Key says Clark has 'skills and experience' for UN's top post

A diplomatic campaign to support the nomination kicks into gear. With special feature audio.

Prime Minister John Key has officially kicked off Helen Clark’s campaign to become the next UN secretary-general.

The nomination means Ms Clark can present her credentials to the UN General Assembly along with other candidates in a beauty parade from April 12.

Ms Clark, who has been administrator of UN Development Programme for the past seven years, will be up against Bulgaria’s Irina Bokova, who runs another major UN agency, Unesco, among half a dozen or so other declared candidates.

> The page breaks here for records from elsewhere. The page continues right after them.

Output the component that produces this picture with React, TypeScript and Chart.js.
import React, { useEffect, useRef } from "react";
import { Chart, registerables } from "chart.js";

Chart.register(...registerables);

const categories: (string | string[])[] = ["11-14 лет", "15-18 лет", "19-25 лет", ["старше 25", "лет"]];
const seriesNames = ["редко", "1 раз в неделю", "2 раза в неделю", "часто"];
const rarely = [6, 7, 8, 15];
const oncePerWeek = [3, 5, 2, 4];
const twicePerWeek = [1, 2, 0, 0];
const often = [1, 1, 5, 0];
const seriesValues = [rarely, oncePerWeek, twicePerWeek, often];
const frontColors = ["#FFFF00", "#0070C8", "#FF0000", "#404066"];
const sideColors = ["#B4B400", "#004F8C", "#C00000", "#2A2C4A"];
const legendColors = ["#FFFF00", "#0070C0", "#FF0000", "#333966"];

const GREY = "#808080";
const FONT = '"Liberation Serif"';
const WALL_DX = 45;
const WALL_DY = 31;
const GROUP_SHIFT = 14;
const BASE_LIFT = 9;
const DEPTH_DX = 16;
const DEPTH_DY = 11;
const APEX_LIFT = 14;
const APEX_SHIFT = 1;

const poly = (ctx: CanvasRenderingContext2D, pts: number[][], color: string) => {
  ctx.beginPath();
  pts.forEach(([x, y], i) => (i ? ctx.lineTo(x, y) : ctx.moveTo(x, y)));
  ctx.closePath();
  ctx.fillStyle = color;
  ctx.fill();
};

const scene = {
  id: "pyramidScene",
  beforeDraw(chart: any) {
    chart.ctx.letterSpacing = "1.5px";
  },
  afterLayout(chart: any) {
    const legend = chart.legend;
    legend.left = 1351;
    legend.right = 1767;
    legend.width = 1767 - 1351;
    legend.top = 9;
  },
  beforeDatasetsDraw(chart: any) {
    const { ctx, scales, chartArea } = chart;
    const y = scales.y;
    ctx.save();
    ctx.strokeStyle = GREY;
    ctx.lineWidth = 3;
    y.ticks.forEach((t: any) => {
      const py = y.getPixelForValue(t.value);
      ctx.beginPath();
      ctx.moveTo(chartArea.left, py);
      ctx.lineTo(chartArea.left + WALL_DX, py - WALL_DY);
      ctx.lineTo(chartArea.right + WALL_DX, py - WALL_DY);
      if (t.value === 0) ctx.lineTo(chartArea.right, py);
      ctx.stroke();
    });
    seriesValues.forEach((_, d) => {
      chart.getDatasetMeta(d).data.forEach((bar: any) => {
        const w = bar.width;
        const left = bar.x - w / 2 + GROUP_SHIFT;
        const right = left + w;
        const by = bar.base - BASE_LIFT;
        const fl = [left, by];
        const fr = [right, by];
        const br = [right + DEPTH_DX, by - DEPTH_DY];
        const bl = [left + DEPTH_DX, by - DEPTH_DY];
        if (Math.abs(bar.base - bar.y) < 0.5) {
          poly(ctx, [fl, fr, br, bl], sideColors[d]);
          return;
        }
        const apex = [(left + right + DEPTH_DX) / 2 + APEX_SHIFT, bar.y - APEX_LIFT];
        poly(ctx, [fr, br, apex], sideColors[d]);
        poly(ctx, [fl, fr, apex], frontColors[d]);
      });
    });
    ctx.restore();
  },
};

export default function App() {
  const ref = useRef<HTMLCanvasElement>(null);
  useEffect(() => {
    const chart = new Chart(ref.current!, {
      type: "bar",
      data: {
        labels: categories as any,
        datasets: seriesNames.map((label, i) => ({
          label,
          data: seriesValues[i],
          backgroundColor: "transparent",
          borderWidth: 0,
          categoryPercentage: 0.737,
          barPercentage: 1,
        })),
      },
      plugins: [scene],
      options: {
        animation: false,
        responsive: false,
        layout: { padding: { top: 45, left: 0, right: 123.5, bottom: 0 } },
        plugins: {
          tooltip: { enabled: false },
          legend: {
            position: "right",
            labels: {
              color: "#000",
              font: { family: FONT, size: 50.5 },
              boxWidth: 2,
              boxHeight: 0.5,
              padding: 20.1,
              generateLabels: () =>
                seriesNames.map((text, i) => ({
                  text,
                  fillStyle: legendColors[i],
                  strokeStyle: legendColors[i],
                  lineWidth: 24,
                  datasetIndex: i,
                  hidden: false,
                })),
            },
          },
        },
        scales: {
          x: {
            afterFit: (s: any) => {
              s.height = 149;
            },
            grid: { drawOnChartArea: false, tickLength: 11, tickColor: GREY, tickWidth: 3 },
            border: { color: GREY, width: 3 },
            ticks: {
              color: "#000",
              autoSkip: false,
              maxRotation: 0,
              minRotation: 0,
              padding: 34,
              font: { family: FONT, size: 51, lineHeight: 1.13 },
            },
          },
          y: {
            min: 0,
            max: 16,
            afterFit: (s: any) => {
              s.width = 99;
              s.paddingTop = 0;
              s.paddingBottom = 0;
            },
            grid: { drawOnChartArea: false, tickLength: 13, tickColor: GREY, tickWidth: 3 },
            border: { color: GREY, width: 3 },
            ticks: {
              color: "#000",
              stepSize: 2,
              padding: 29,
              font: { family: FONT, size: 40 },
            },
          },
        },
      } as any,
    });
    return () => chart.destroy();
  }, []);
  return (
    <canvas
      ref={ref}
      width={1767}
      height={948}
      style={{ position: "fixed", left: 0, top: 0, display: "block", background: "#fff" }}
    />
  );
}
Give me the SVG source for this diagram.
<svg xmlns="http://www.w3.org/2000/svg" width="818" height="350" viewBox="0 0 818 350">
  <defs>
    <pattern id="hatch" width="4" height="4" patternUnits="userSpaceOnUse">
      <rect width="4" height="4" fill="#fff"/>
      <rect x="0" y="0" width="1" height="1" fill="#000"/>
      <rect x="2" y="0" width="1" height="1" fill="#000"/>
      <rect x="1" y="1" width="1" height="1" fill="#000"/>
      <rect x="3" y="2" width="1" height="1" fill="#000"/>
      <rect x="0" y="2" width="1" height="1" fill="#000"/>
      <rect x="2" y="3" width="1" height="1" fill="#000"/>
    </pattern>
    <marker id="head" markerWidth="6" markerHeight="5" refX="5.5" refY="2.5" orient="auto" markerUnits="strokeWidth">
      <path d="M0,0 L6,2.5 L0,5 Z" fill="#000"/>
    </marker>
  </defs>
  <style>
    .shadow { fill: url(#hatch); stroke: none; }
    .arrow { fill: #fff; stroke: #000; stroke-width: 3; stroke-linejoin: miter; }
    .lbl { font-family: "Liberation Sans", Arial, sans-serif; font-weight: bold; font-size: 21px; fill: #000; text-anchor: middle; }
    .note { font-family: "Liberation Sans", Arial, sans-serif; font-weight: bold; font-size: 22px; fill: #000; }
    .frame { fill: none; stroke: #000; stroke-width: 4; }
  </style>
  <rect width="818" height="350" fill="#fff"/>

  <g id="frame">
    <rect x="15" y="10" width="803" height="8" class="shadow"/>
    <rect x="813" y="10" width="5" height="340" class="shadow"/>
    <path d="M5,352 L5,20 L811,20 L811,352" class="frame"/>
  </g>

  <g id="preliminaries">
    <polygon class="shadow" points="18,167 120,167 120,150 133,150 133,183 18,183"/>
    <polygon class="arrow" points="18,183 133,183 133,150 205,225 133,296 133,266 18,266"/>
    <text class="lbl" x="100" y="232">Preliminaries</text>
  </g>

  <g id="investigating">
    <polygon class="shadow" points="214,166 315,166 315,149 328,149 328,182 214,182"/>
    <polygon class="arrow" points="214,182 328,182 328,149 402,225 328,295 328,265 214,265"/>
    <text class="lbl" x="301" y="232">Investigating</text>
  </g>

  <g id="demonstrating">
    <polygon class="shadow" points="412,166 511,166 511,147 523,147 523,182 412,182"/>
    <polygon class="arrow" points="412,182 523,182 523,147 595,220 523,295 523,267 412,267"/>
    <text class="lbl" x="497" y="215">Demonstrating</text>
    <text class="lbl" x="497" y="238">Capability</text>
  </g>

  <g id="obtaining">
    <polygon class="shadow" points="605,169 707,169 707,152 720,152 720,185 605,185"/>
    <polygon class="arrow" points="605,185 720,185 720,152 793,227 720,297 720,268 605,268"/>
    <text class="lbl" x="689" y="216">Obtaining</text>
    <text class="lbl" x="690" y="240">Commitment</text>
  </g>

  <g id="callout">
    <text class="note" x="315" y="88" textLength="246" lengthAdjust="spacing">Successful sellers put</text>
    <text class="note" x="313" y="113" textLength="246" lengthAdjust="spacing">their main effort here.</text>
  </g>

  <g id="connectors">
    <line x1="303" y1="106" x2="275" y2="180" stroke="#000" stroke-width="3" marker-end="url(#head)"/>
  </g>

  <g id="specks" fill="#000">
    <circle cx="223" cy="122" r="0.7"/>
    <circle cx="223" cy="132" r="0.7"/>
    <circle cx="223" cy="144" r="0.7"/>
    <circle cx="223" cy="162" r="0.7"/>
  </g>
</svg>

"I'm running because I believe my style of leadership is needed and will help the United Nations face the serious challenges ahead," she told a media conference in New York this morning.

She says she is not campaigning as a woman but because she is "the best person for the job."

"Our world is facing so many crises and challenges and I think the background, experiences, pragmatism and focus I have are what the UN needs right now.

"The UN needs to be organisationally effective if it has to carry out its mission. As an administration it can be a little old-fashioned and clunky. I think I can bring a modernising touch to that."

Backing for campaign
Announcing the nomination, Mr Key says the campaign will be backed by New Zealand diplomats and the Ministry of Foreign Affairs and Trade.

“Helen has the right mix of skills and experience for the job," he says.

“She is well placed to bridge divisions and indeed to get results. There are major global challenges facing the world today and the United Nations needs a proven leader who can be pragmatic and effective."

Ms Clark was prime minister for three consecutive terms from 1999 to 2008.

“She has a vast amount of experience in international affairs which will be hard for other candidates to match. She’s a great listener and communicator, and I know she will make a difference if elected.”

Mr Key has submitted New Zealand’s nomination letter to the presidents of the UN General Assembly and the UN Security Council.

The new secretary-general will be appointed at the end of the year by the UN General Assembly on the recommendation of the UN Security Council.